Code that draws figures
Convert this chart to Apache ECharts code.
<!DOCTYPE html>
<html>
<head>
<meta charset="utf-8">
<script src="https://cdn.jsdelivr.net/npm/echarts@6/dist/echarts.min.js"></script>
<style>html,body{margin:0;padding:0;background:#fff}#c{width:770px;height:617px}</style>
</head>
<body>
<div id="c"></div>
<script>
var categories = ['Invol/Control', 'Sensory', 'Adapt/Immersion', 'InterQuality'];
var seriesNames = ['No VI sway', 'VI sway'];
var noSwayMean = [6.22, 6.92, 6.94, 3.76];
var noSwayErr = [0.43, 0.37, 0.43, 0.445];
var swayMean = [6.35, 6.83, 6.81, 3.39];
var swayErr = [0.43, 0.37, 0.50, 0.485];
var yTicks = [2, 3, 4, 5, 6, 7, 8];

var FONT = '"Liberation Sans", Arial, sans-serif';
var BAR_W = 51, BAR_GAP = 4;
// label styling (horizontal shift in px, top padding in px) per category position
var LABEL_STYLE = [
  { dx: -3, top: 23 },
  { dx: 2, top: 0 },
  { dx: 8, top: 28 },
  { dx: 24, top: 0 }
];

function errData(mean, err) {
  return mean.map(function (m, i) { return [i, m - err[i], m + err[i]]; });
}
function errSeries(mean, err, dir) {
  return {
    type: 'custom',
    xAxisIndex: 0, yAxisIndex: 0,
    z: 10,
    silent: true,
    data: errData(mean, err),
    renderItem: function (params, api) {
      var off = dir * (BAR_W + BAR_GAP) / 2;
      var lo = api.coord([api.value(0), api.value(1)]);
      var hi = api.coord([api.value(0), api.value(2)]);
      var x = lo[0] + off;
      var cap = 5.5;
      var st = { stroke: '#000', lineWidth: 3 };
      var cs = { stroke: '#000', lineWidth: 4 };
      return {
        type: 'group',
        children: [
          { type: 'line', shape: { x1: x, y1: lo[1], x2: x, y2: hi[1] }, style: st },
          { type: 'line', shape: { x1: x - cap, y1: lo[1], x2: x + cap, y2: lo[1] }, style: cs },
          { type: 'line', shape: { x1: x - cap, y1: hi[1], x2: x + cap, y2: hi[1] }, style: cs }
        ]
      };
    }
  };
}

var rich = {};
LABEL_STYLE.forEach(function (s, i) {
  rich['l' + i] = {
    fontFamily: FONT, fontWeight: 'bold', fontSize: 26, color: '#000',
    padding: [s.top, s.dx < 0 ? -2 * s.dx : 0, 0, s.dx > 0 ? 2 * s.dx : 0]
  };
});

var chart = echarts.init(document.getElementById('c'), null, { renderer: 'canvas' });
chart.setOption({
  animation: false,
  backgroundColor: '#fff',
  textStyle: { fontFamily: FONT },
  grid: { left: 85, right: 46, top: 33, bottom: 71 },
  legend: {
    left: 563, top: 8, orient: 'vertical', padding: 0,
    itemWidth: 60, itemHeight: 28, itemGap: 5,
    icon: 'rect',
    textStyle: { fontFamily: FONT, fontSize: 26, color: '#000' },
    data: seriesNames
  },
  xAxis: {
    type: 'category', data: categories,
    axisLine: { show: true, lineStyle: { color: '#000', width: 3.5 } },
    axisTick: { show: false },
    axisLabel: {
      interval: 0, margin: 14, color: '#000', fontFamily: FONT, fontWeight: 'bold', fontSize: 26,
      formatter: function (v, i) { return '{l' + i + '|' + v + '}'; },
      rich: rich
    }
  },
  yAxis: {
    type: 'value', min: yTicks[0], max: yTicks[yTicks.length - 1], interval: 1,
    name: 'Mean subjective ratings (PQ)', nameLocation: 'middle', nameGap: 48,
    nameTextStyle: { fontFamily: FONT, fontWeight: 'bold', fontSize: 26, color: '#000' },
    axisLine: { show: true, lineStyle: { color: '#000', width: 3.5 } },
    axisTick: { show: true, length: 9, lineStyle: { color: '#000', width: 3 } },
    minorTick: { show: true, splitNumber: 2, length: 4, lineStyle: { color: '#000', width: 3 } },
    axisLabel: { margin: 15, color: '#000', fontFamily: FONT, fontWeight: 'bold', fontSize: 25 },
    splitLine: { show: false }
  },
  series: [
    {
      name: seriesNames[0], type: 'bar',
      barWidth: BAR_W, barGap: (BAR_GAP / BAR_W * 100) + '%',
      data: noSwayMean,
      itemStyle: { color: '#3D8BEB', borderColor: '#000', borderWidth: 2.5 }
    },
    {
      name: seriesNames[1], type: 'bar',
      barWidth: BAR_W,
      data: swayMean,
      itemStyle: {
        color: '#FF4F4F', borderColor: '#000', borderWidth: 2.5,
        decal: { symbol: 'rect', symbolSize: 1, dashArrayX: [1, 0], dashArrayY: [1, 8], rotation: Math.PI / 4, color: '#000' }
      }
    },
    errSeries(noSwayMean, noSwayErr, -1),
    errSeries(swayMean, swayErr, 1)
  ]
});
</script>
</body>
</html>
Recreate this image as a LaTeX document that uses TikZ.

**SET PROBLEM**
Write the material out again in its entirety, exactly as shown.

**RESULT OF THE EXERCISE**
Convert this chart to Apache ECharts code.
<!DOCTYPE html>
<html>
<head>
<meta charset="utf-8">
<script src="https://cdn.jsdelivr.net/npm/echarts@6/dist/echarts.min.js"></script>
<style>html,body{margin:0;padding:0;background:#fff}#c{width:770px;height:617px}</style>
</head>
<body>
<div id="c"></div>
<script>
var categories = ['Invol/Control', 'Sensory', 'Adapt/Immersion', 'InterQuality'];
var seriesNames = ['No VI sway', 'VI sway'];
var noSwayMean = [6.22, 6.92, 6.94, 3.76];
var noSwayErr = [0.43, 0.37, 0.43, 0.445];
var swayMean = [6.35, 6.83, 6.81, 3.39];
var swayErr = [0.43, 0.37, 0.50, 0.485];
var yTicks = [2, 3, 4, 5, 6, 7, 8];

var FONT = '"Liberation Sans", Arial, sans-serif';
var BAR_W = 51, BAR_GAP = 4;
// label styling (horizontal shift in px, top padding in px) per category position
var LABEL_STYLE = [
  { dx: -3, top: 23 },
  { dx: 2, top: 0 },
  { dx: 8, top: 28 },
  { dx: 24, top: 0 }
];

function errData(mean, err) {
  return mean.map(function (m, i) { return [i, m - err[i], m + err[i]]; });
}
function errSeries(mean, err, dir) {
  return {
    type: 'custom',
    xAxisIndex: 0, yAxisIndex: 0,
    z: 10,
    silent: true,
    data: errData(mean, err),
    renderItem: function (params, api) {
      var off = dir * (BAR_W + BAR_GAP) / 2;
      var lo = api.coord([api.value(0), api.value(1)]);
      var hi = api.coord([api.value(0), api.value(2)]);
      var x = lo[0] + off;
      var cap = 5.5;
      var st = { stroke: '#000', lineWidth: 3 };
      var cs = { stroke: '#000', lineWidth: 4 };
      return {
        type: 'group',
        children: [
          { type: 'line', shape: { x1: x, y1: lo[1], x2: x, y2: hi[1] }, style: st },
          { type: 'line', shape: { x1: x - cap, y1: lo[1], x2: x + cap, y2: lo[1] }, style: cs },
          { type: 'line', shape: { x1: x - cap, y1: hi[1], x2: x + cap, y2: hi[1] }, style: cs }
        ]
      };
    }
  };
}

var rich = {};
LABEL_STYLE.forEach(function (s, i) {
  rich['l' + i] = {
    fontFamily: FONT, fontWeight: 'bold', fontSize: 26, color: '#000',
    padding: [s.top, s.dx < 0 ? -2 * s.dx : 0, 0, s.dx > 0 ? 2 * s.dx : 0]
  };
});

var chart = echarts.init(document.getElementById('c'), null, { renderer: 'canvas' });
chart.setOption({
  animation: false,
  backgroundColor: '#fff',
  textStyle: { fontFamily: FONT },
  grid: { left: 85, right: 46, top: 33, bottom: 71 },
  legend: {
    left: 563, top: 8, orient: 'vertical', padding: 0,
    itemWidth: 60, itemHeight: 28, itemGap: 5,
    icon: 'rect',
    textStyle: { fontFamily: FONT, fontSize: 26, color: '#000' },
    data: seriesNames
  },
  xAxis: {
    type: 'category', data: categories,
    axisLine: { show: true, lineStyle: { color: '#000', width: 3.5 } },
    axisTick: { show: false },
    axisLabel: {
      interval: 0, margin: 14, color: '#000', fontFamily: FONT, fontWeight: 'bold', fontSize: 26,
      formatter: function (v, i) { return '{l' + i + '|' + v + '}'; },
      rich: rich
    }
  },
  yAxis: {
    type: 'value', min: yTicks[0], max: yTicks[yTicks.length - 1], interval: 1,
    name: 'Mean subjective ratings (PQ)', nameLocation: 'middle', nameGap: 48,
    nameTextStyle: { fontFamily: FONT, fontWeight: 'bold', fontSize: 26, color: '#000' },
    axisLine: { show: true, lineStyle: { color: '#000', width: 3.5 } },
    axisTick: { show: true, length: 9, lineStyle: { color: '#000', width: 3 } },
    minorTick: { show: true, splitNumber: 2, length: 4, lineStyle: { color: '#000', width: 3 } },
    axisLabel: { margin: 15, color: '#000', fontFamily: FONT, fontWeight: 'bold', fontSize: 25 },
    splitLine: { show: false }
  },
  series: [
    {
      name: seriesNames[0], type: 'bar',
      barWidth: BAR_W, barGap: (BAR_GAP / BAR_W * 100) + '%',
      data: noSwayMean,
      itemStyle: { color: '#3D8BEB', borderColor: '#000', borderWidth: 2.5 }
    },
    {
      name: seriesNames[1], type: 'bar',
      barWidth: BAR_W,
      data: swayMean,
      itemStyle: {
        color: '#FF4F4F', borderColor: '#000', borderWidth: 2.5,
        decal: { symbol: 'rect', symbolSize: 1, dashArrayX: [1, 0], dashArrayY: [1, 8], rotation: Math.PI / 4, color: '#000' }
      }
    },
    errSeries(noSwayMean, noSwayErr, -1),
    errSeries(swayMean, swayErr, 1)
  ]
});
</script>
</body>
</html>
Recreate this image as a LaTeX document that uses TikZ.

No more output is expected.